### Goal:
Begin with the first line and repeat exactly through the line containing "const cuboidY = [25.5, 25.06, 24.2, 23.12, 22.75];"; leave every image out.

### Given material:

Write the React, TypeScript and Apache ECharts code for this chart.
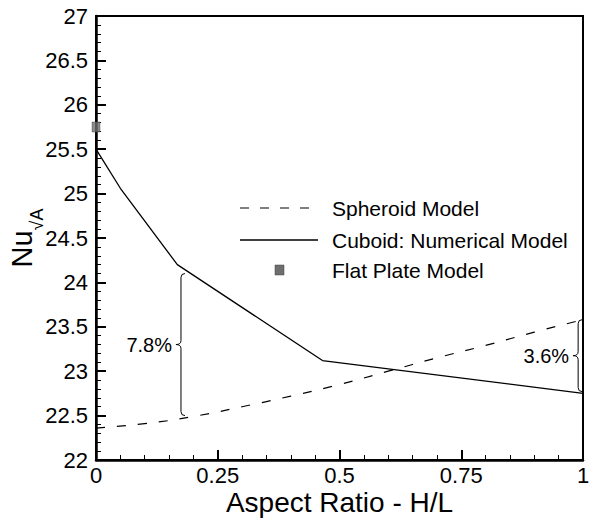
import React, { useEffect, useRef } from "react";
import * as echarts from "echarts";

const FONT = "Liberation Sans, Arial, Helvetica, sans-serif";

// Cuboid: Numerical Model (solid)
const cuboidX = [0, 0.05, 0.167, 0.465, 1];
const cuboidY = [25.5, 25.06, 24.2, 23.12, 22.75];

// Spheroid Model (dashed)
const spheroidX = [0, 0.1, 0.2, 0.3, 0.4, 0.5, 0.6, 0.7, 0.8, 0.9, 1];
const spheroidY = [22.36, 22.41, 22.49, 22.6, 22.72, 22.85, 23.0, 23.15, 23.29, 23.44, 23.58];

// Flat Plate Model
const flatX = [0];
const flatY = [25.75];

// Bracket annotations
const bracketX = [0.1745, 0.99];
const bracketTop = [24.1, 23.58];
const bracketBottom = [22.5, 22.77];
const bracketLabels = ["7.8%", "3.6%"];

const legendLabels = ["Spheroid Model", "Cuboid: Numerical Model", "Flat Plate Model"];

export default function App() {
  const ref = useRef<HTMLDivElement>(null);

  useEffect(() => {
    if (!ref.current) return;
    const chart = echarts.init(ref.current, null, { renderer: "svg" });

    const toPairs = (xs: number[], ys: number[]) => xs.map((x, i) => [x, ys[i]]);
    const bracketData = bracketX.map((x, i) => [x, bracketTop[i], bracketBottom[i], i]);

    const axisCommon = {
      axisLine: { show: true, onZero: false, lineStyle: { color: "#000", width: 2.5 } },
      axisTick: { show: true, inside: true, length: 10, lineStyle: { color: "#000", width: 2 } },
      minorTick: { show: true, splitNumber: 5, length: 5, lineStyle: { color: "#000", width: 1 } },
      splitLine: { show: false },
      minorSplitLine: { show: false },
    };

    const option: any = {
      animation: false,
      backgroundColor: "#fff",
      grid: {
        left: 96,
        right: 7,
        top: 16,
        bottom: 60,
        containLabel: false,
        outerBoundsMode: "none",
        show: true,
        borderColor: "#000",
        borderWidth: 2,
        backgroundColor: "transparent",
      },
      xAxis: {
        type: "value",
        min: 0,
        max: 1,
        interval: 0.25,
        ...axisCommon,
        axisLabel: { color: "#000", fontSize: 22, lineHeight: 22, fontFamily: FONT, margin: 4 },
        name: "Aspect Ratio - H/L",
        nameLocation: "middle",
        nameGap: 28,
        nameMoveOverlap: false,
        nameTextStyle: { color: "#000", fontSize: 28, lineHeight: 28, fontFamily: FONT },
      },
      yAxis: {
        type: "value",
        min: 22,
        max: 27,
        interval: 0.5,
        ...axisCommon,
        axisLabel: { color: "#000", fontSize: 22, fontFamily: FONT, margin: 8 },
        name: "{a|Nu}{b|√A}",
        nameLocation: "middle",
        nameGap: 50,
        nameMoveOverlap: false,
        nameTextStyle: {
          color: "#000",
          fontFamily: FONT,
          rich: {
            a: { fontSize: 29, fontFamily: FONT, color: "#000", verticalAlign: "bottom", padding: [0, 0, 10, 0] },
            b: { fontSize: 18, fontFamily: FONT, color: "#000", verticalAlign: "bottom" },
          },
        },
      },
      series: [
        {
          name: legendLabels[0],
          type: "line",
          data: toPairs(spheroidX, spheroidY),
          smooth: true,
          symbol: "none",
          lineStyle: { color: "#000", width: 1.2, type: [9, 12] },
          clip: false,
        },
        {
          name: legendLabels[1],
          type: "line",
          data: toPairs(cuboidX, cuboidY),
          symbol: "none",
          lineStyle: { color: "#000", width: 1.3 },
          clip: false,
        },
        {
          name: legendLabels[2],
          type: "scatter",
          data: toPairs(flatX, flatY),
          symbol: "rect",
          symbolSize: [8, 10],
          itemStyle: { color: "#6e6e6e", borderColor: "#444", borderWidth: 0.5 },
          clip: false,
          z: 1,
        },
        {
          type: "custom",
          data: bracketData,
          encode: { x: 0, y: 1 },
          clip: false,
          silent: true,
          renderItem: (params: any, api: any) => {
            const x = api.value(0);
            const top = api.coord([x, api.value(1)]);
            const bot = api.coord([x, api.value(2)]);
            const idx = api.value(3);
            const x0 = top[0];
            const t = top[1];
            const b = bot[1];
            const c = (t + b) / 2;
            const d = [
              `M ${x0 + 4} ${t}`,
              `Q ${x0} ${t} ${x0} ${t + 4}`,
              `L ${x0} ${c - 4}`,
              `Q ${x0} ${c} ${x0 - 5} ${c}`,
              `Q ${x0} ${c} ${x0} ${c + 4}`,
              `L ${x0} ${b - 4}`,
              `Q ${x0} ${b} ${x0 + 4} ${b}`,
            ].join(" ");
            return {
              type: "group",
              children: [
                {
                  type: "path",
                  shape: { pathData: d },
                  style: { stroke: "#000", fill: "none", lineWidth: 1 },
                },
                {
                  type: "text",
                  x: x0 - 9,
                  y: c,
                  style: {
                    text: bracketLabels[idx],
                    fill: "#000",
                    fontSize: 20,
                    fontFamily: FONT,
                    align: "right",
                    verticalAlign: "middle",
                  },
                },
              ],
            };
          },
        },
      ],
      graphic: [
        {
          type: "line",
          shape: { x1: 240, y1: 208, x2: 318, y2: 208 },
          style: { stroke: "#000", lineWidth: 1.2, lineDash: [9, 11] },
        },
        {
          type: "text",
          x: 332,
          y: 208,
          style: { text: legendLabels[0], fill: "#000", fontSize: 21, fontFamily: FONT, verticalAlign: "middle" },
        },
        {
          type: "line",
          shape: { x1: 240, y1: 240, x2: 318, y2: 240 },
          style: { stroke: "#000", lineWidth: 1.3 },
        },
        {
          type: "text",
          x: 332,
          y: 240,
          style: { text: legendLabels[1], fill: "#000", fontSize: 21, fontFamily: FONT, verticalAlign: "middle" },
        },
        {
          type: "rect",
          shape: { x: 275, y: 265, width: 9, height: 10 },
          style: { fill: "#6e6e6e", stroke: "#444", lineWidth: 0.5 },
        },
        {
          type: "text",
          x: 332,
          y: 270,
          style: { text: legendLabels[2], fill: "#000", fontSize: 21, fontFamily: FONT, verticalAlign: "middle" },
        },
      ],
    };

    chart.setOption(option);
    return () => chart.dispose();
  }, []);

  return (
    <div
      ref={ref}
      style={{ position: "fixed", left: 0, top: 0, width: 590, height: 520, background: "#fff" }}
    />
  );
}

### Answer to this task:
Write the React, TypeScript and Apache ECharts code for this chart.
import React, { useEffect, useRef } from "react";
import * as echarts from "echarts";

const FONT = "Liberation Sans, Arial, Helvetica, sans-serif";

// Cuboid: Numerical Model (solid)
const cuboidX = [0, 0.05, 0.167, 0.465, 1];
const cuboidY = [25.5, 25.06, 24.2, 23.12, 22.75];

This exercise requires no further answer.